Other productive NFL receivers who slipped in recent drafts include Carolina's Steve Smith (third round, 2001), Seattle's Deion Branch (second round, 2002), Arizona's Anquan Boldin (second round, 2003), the N.Y. Jets' Jerricho Cotchery (fourth round, 2004) and New Orleans' Marques Colston (seventh round, 2006). Meanwhile, David Terrell (2001), Ashley Lelie (2002), Charles Rogers (2003) and Reggie Williams (2004) all looked the part as high draft picks coming out of college but haven't come close to matching production for investment.
The bottom line is that evaluating wide receiver talent from the college ranks has become maddening for NFL front offices. In my estimation, there are a couple reasons for this. First off, I would argue that quarterback is the only position with more outside factors to skew collegiate production. Secondly, the ability to "separate" is the most important skill for a wide receiver. Unfortunately, it also can be the trickiest to properly evaluate.
While catching the ball is the ultimate goal, a receiver with great hands is rendered useless if he can't get open. It's not difficult to evaluate a receiver's hands, top-end speed and leaping ability. The challenge when evaluating a wide receiver's separation skills is to sift through those potentially deceptive variables, which include his supporting cast, the offensive system he plays in and the types of defensive coverage and level of competition he faces.

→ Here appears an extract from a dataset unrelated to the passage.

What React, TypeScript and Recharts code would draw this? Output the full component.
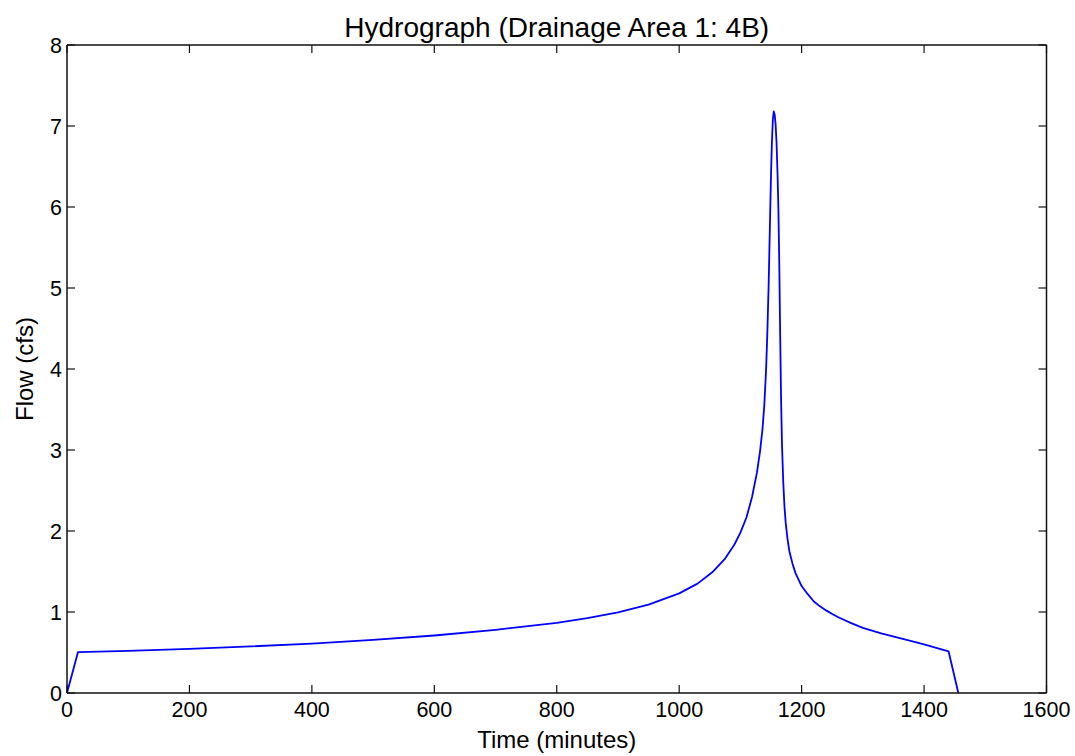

To overcome those roadblocks a scout must first know what he's looking for and then know how to find it. Although there's no exact formula that makes up a receiver's ability to separate, here's a look at some of the key ingredients:
1. Initial burst: This is the easiest of the four to measure. The best way to spot whether a receiver has good initial burst on game tape is to find the instances when he's working against an upper-echelon cornerback in man-to-man coverage. The ones gifted with this physical skill consistently drive the cornerback off the line of scrimmage, forcing him to open his hips earlier than usual. The first 10 yards of a 40-yard dash (aka 10-yard split) can also help to verify what is seen on film. Anything faster than a 1.50 is considered outstanding for a 10-yard split.
Branch and Colston are prime examples of receivers who didn't run elite times in the 40 but exploded out of the gates with quick 10-yard split times. It's worth mentioning that Aundrae Allison (East Carolina), Steve Breaston (Michigan), Mike Mason (Tennessee State), Robert Meachem (Tennessee), Sidney Rice (South Carolina), Laurent Robinson (Illinois State), Ryne Robinson (Miami-OH) and Steve Smith (USC) were the only receivers at this year's combine to clock 1.50 or faster in the 10-yard split.
2. Recognition/instincts: I equate recognition skills and instincts to the difference between "book smarts" and "street smarts." Recognition skills can be learned over time, so long as a receiver has the mental capacity and will to comprehend coverages, tendencies and techniques. As far as instincts are concerned, wide receivers either have them or they don't.
Receivers rarely live up to their draft status as rookies because they are so bogged down trying to absorb more complicated NFL schemes -- both offensively and defensively. Once the X's and O's have been digested, then the receiver with good natural instincts can separate himself from the rest. The truly instinctive receivers have the best feel for finding soft spots in zone coverage and they also find subtle and savvy ways to attack the weaknesses of defensive backs in man-to-man coverage.
3. Change-of-direction skills: NFL scouts will often ask, "Can he shift his weight without gearing down?" Essentially they're looking to find receivers capable of getting in and out of breaks (or cuts) in the least amount of time. As far as combine and pro day workouts are concerned, the best drills to measure change-of-direction skills are the shuttles (20-yard, 60-yard and three-cone).
The example I always use comes from the 2000 draft, when I had the opportunity to work with Florida WRs Travis Taylor and Darrell Jackson during pre-combine training. Taylor overshadowed Jackson in college because he was bigger and faster. But overlooked by most (myself included) was Jackson's far superior body control and short-area quickness, which could be witnessed when the two worked on route-running drills and shuttle testings. As expected, Taylor (Ravens, No. 10 overall) was drafted significantly higher than Jackson (Seahawks, third round). However, in seven seasons since, Jackson has notched 130 more receptions than his former Gators counterpart.
4. Competitiveness: I know, it sounds cheesy. But it can't be ignored. The ultimate intangible is a receiver's competitiveness. A player must also have the mental toughness and stamina to outlast his opponent throughout the course of a four-quarter game. This can be the toughest of the four key ingredients to measure because it often fluctuates -- for better and for worse -- once a receiver makes the leap from college to the pros.
Jerry Rice will forever be the ultimate example of this attribute. A relentless approach to the craft -- both in practice and in games -- allowed Rice to overcome below-average speed throughout his brilliant 20-year career.